Unique Paths - 2D Dynamic Programming
My approach:
In this question, we have to start from a fixed point i.e., (0,0) and finish at a fixed point which is (m-1, n-1).
We cannot apply a greedy solution here so we need to solve it using recursion.
To solve the overlapping subproblems of recursion we will memoize it by using a 2d array.

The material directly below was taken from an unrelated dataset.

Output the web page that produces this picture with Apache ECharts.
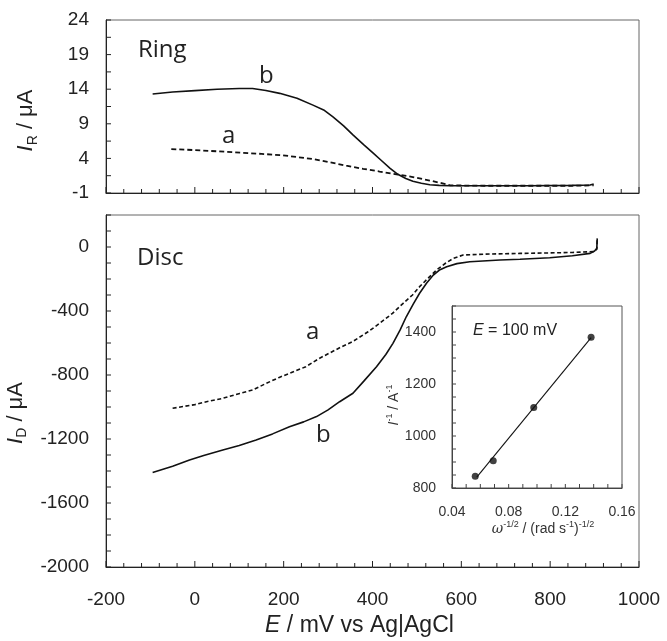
<!DOCTYPE html>
<html><head><meta charset="utf-8">
<script src="https://cdn.jsdelivr.net/npm/echarts@6/dist/echarts.min.js"></script>
<style>html,body{margin:0;padding:0;background:#fff}#c{width:667px;height:641px}</style>
</head><body><div id="c"></div>
<script>
// ---- Ring current (top panel), E in mV, I in µA ----
const ringA_E = [-53, 0, 86, 150, 198, 266, 303, 341, 379, 416, 454, 491, 529, 560, 575, 650, 750, 850, 898];
const ringA_I = [5.35, 5.2, 4.9, 4.65, 4.45, 3.9, 3.45, 2.95, 2.5, 2.1, 1.7, 1.3, 0.8, 0.35, 0.1, 0.05, 0.05, 0.05, 0.1];
const ringB_E = [-95, -50, 0, 50, 100, 130, 160, 191, 230, 266, 290, 311, 335, 356, 380, 401, 420, 439, 457, 475, 491, 510, 529, 550, 574, 650, 750, 850, 890, 898];
const ringB_I = [13.3, 13.6, 13.8, 14.0, 14.1, 14.1, 13.8, 13.4, 12.7, 11.7, 11.0, 10.0, 8.7, 7.4, 6.0, 4.8, 3.7, 2.6, 1.7, 1.1, 0.7, 0.4, 0.2, 0.1, 0.05, 0.05, 0.05, 0.1, 0.15, 0.3];

// ---- Disc current (bottom panel) ----
const discA_E = [-50, 0, 26, 60, 101, 130, 161, 190, 214, 250, 281, 326, 356, 390, 416, 445, 469, 490, 506, 525, 544, 565, 582, 604, 650, 732, 800, 850, 897, 905, 906];
const discA_I = [-1008, -985, -967, -948, -915, -894, -852, -815, -789, -748, -695, -630, -590, -530, -477, -415, -352, -300, -248, -195, -144, -100, -71, -50, -45, -40, -37, -34, -29, -15, 55];
const discB_E = [-95, -50, -12, 20, 63, 100, 138, 175, 213, 245, 274, 300, 326, 356, 380, 409, 430, 446, 462, 476, 492, 506, 522, 537, 552, 567, 590, 619, 687, 732, 799, 850, 890, 900, 905, 906];
const discB_I = [-1410, -1370, -1331, -1303, -1269, -1240, -1206, -1168, -1123, -1093, -1060, -1018, -967, -914, -840, -748, -672, -602, -520, -436, -355, -289, -225, -175, -142, -123, -104, -92, -81, -77, -67, -55, -40, -25, -8, 54];

// ---- Inset: Koutecky-Levich ----
const klX = [0.0564, 0.0691, 0.0977, 0.1382];
const klY = [845, 905, 1110, 1380];
const fitX = [0.0575, 0.1382];
const fitY = [842, 1378];

// ---- Tick labels and tick positions ----
const xLabels = [-200, 0, 200, 400, 600, 800, 1000];
const xMinorTicks = [-160, -120, -80, -40, 40, 80, 120, 160, 240, 280, 320, 360, 440, 480, 520, 560, 640, 680, 720, 760, 840, 880, 920, 960];
const topYLabels = [-1, 4, 9, 14, 19, 24];
const topYTicks = [-1, 1.5, 4, 6.5, 9, 11.5, 14, 16.5, 19, 21.5, 24];
const botYLabels = [-2000, -1600, -1200, -800, -400, 0];
const botYTicks = [-2000,-1900,-1800,-1700,-1600,-1500,-1400,-1300,-1200,-1100,-1000,-900,-800,-700,-600,-500,-400,-300,-200,-100,0,100,200];
const insetXLabels = [0.04, 0.08, 0.12, 0.16];
const insetXTicks = [0.04, 0.05, 0.06, 0.07, 0.08, 0.09, 0.10, 0.11, 0.12, 0.13, 0.14, 0.15, 0.16];
const insetYLabels = [800, 1000, 1200, 1400];
const insetYTicks = [800,850,900,950,1000,1050,1100,1150,1200,1250,1300,1350,1400,1450,1500];

const zip = (a, b) => a.map((v, i) => [v, b[i]]);
const FONT = 'Liberation Sans';
const LFONT = 'Open Sans';
const TXT = '#222';
const AX = '#222';
const plain = v => String(v);

// Inside tick marks drawn through the axes' own scales (api.coord)
function tickSeries(xi, yi, pts, dir, len, color) {
  return {
    type: 'custom', coordinateSystem: 'cartesian2d', xAxisIndex: xi, yAxisIndex: yi,
    data: pts, silent: true, clip: false, z: 3, animation: false,
    encode: {x: 0, y: 1},
    renderItem: function (params, api) {
      const p = api.coord([api.value(0), api.value(1)]);
      const x2 = dir === 'up' ? p[0] : p[0] + len;
      const y2 = dir === 'up' ? p[1] - len : p[1];
      return {type: 'line', shape: {x1: p[0], y1: p[1], x2: x2, y2: y2}, style: {stroke: color, lineWidth: 1}};
    }
  };
}

const chart = echarts.init(document.getElementById('c'));

function xAxisMain(gridIndex, showLabels) {
  return {
    type: 'value', gridIndex, min: xLabels[0], max: xLabels[xLabels.length - 1], interval: 200,
    axisLine: {show: true, onZero: false, lineStyle: {color: AX}},
    axisTick: {show: false},
    minorTick: {show: false},
    splitLine: {show: false},
    axisLabel: {show: showLabels, fontFamily: FONT, fontSize: 19, color: TXT, margin: 23, formatter: plain}
  };
}

const option = {
  backgroundColor: '#fff',
  animation: false,
  grid: [
    {left: 106, top: 20, width: 533, height: 173, show: true, borderColor: '#666', outerBoundsMode: 'none'},
    {left: 106, top: 215, width: 533, height: 352, show: true, borderColor: '#666', outerBoundsMode: 'none'},
    {left: 452, top: 306, width: 170, height: 182, show: true, borderColor: '#555', outerBoundsMode: 'none'}
  ],
  xAxis: [
    xAxisMain(0, false),
    Object.assign(xAxisMain(1, true), {
      name: '{i|E}{t| / mV vs Ag|AgCl}', nameLocation: 'middle', nameGap: 44,
      nameTextStyle: {fontFamily: FONT, fontSize: 23, color: TXT, padding: [0, 26, 0, 0],
        rich: {i: {fontFamily: FONT, fontSize: 23, fontStyle: 'italic', color: TXT}, t: {fontFamily: FONT, fontSize: 23, color: TXT}}}
    }),
    {
      type: 'value', gridIndex: 2, min: insetXLabels[0], max: insetXLabels[insetXLabels.length - 1], interval: 0.04,
      axisLine: {show: true, onZero: false, lineStyle: {color: '#444'}},
      axisTick: {show: false},
      minorTick: {show: false},
      splitLine: {show: false},
      axisLabel: {fontFamily: FONT, fontSize: 14, color: '#333', margin: 17, formatter: v => v.toFixed(2)},
      name: '{i|ω}{sup|-1/2}{t| / (rad s}{sup|-1}{t|)}{sup|-1/2}', nameLocation: 'middle', nameGap: 31,
      nameTextStyle: {fontFamily: FONT, fontSize: 14, color: '#333', padding: [0, 0, 0, 12],
        rich: {
          i: {fontFamily: 'DejaVu Serif', fontSize: 14, fontStyle: 'italic', color: '#333', lineHeight: 18},
          t: {fontFamily: FONT, fontSize: 14, color: '#333', lineHeight: 18},
          sup: {fontFamily: FONT, fontSize: 9, color: '#333', verticalAlign: 'top', lineHeight: 18}
        }}
    }
  ],
  yAxis: [
    {
      type: 'value', gridIndex: 0, min: -1, max: 24,
      axisLine: {show: true, onZero: false, lineStyle: {color: AX}},
      axisTick: {show: false},
      splitLine: {show: false},
      axisLabel: {fontFamily: FONT, fontSize: 19, color: TXT, margin: 17, customValues: topYLabels, formatter: plain},
      name: '{i|I}{sub|R}{t| / μA}', nameLocation: 'middle', nameGap: 66,
      nameTextStyle: {fontFamily: FONT, fontSize: 22, color: TXT, padding: [0, 28, 0, 0],
        rich: {
          i: {fontFamily: FONT, fontSize: 22, fontStyle: 'italic', color: TXT, lineHeight: 28},
          t: {fontFamily: FONT, fontSize: 22, color: TXT, lineHeight: 28},
          sub: {fontFamily: FONT, fontSize: 14, color: TXT, verticalAlign: 'bottom', lineHeight: 28}
        }}
    },
    {
      type: 'value', gridIndex: 1, min: -2000, max: 200,
      axisLine: {show: true, onZero: false, lineStyle: {color: AX}},
      axisTick: {show: false},
      splitLine: {show: false},
      axisLabel: {fontFamily: FONT, fontSize: 19, color: TXT, margin: 17, customValues: botYLabels, formatter: plain},
      name: '{i|I}{sub|D}{t| / μA}', nameLocation: 'middle', nameGap: 66,
      nameTextStyle: {fontFamily: FONT, fontSize: 22, color: TXT, padding: [0, 44, 0, 0],
        rich: {
          i: {fontFamily: FONT, fontSize: 22, fontStyle: 'italic', color: TXT, lineHeight: 28},
          t: {fontFamily: FONT, fontSize: 22, color: TXT, lineHeight: 28},
          sub: {fontFamily: FONT, fontSize: 14, color: TXT, verticalAlign: 'bottom', lineHeight: 28}
        }}
    },
    {
      type: 'value', gridIndex: 2, min: 800, max: 1500,
      axisLine: {show: true, onZero: false, lineStyle: {color: '#444'}},
      axisTick: {show: false},
      splitLine: {show: false},
      axisLabel: {fontFamily: FONT, fontSize: 14, color: '#333', margin: 16, customValues: insetYLabels, formatter: plain},
      name: '{i|I}{sup|-1}{t| / A}{sup|-1}', nameLocation: 'middle', nameGap: 31,
      nameTextStyle: {fontFamily: FONT, fontSize: 14, color: '#333', padding: [0, 16, 0, 0],
        rich: {
          i: {fontFamily: FONT, fontSize: 14, fontStyle: 'italic', color: '#333', lineHeight: 18},
          t: {fontFamily: FONT, fontSize: 14, color: '#333', lineHeight: 18},
          sup: {fontFamily: FONT, fontSize: 9, color: '#333', verticalAlign: 'top', lineHeight: 18}
        }}
    }
  ],
  series: [
    {type: 'line', name: 'Ring a', xAxisIndex: 0, yAxisIndex: 0, data: zip(ringA_E, ringA_I), showSymbol: false, symbol: 'none',
      lineStyle: {color: '#111', width: 1.8, type: [5, 3]}},
    {type: 'line', name: 'Ring b', xAxisIndex: 0, yAxisIndex: 0, data: zip(ringB_E, ringB_I), showSymbol: false, symbol: 'none',
      lineStyle: {color: '#111', width: 1.6}},
    {type: 'line', name: 'Disc a', xAxisIndex: 1, yAxisIndex: 1, data: zip(discA_E, discA_I), showSymbol: false, symbol: 'none',
      lineStyle: {color: '#111', width: 1.6, type: [4, 2.5]}},
    {type: 'line', name: 'Disc b', xAxisIndex: 1, yAxisIndex: 1, data: zip(discB_E, discB_I), showSymbol: false, symbol: 'none',
      lineStyle: {color: '#111', width: 1.6}},
    {type: 'line', name: 'fit', xAxisIndex: 2, yAxisIndex: 2, data: zip(fitX, fitY), showSymbol: false, symbol: 'none',
      lineStyle: {color: '#111', width: 1.1}},
    {type: 'scatter', name: 'KL', xAxisIndex: 2, yAxisIndex: 2, data: zip(klX, klY), symbol: 'circle', symbolSize: 7,
      itemStyle: {color: '#111'}},
    // axis tick marks (inside)
    tickSeries(0, 0, xLabels.map(v => [v, topYLabels[0]]), 'up', 6, AX),
    tickSeries(0, 0, xMinorTicks.map(v => [v, topYLabels[0]]), 'up', 4, AX),
    tickSeries(0, 0, topYTicks.map(v => [xLabels[0], v]), 'right', 5, AX),
    tickSeries(1, 1, xLabels.map(v => [v, botYLabels[0]]), 'up', 6, AX),
    tickSeries(1, 1, xMinorTicks.map(v => [v, botYLabels[0]]), 'up', 4, AX),
    tickSeries(1, 1, botYTicks.map(v => [xLabels[0], v]), 'right', 5, AX),
    tickSeries(2, 2, insetXTicks.map(v => [v, insetYLabels[0]]), 'up', 4, '#444'),
    tickSeries(2, 2, insetYTicks.map(v => [insetXLabels[0], v]), 'right', 4, '#444')
  ],
  graphic: [
    {type: 'text', left: 138, top: 38, style: {text: 'Ring', fontFamily: LFONT, fontSize: 24, fill: TXT}},
    {type: 'text', left: 137, top: 246, style: {text: 'Disc', fontFamily: LFONT, fontSize: 24, fill: TXT}},
    {type: 'text', left: 259, top: 64, style: {text: 'b', fontFamily: LFONT, fontSize: 24, fill: TXT}},
    {type: 'text', left: 222, top: 124, style: {text: 'a', fontFamily: LFONT, fontSize: 24, fill: TXT}},
    {type: 'text', left: 306, top: 320, style: {text: 'a', fontFamily: LFONT, fontSize: 24, fill: TXT}},
    {type: 'text', left: 316, top: 423, style: {text: 'b', fontFamily: LFONT, fontSize: 24, fill: TXT}},
    {type: 'text', left: 473, top: 323, style: {
      text: '{i|E}{t| = 100 mV}', fontFamily: FONT, fontSize: 16, fill: '#222',
      rich: {i: {fontFamily: FONT, fontSize: 16, fontStyle: 'italic', fill: '#222'}, t: {fontFamily: FONT, fontSize: 16, fill: '#222'}}}}
  ]
};
chart.setOption(option);
</script>
</body></html>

For an iterative solution as well we would require a 2d array to store the results while applying the bottom-up approach at every element.
My solution:
Recursive
Iterative
Code:
Recursion with Memoization:
Time Complexity : O(n^2)
Space Complexity : O(n^2)
class Solution {
public:
int helper(int m, int n, int i, int j, vector<vector<int>>& dp){
if(i>=m || j>=n){
return 0;
}
if(i==m-1 && j==n-1){
return 1;
}
if(dp[i][j]!=-1){
return dp[i][j];
}
int right = helper(m,n,i,j+1,dp);
int down = helper(m,n,i+1,j,dp);
dp[i][j] = right+down;
return right+down;
}
int uniquePaths(int m, int n) {
vector<vector<int>> dp(m, vector<int>(n,-1));
return helper(m,n,0,0,dp);
}
};
Dynamic Programming:
Time Complexity : O(n^2)
Space Complexity : O(n^2)
class Solution {
public:
int uniquePaths(int m, int n) {
vector<vector<int>> dp(m, vector<int>(n));
dp[0][0] = 1;
for(int i=1; i<n ; i++){
dp[0][i] = 1;
}
for(int i=1; i<m ; i++){
dp[i][0] = 1;
}
for(int i=1;i<m;i++){
for(int j=1;j<n;j++){
int left = dp[i][j-1];
int up = dp[i-1][j];
dp[i][j] = left+up;
}
}
return dp[m-1][n-1];
}
};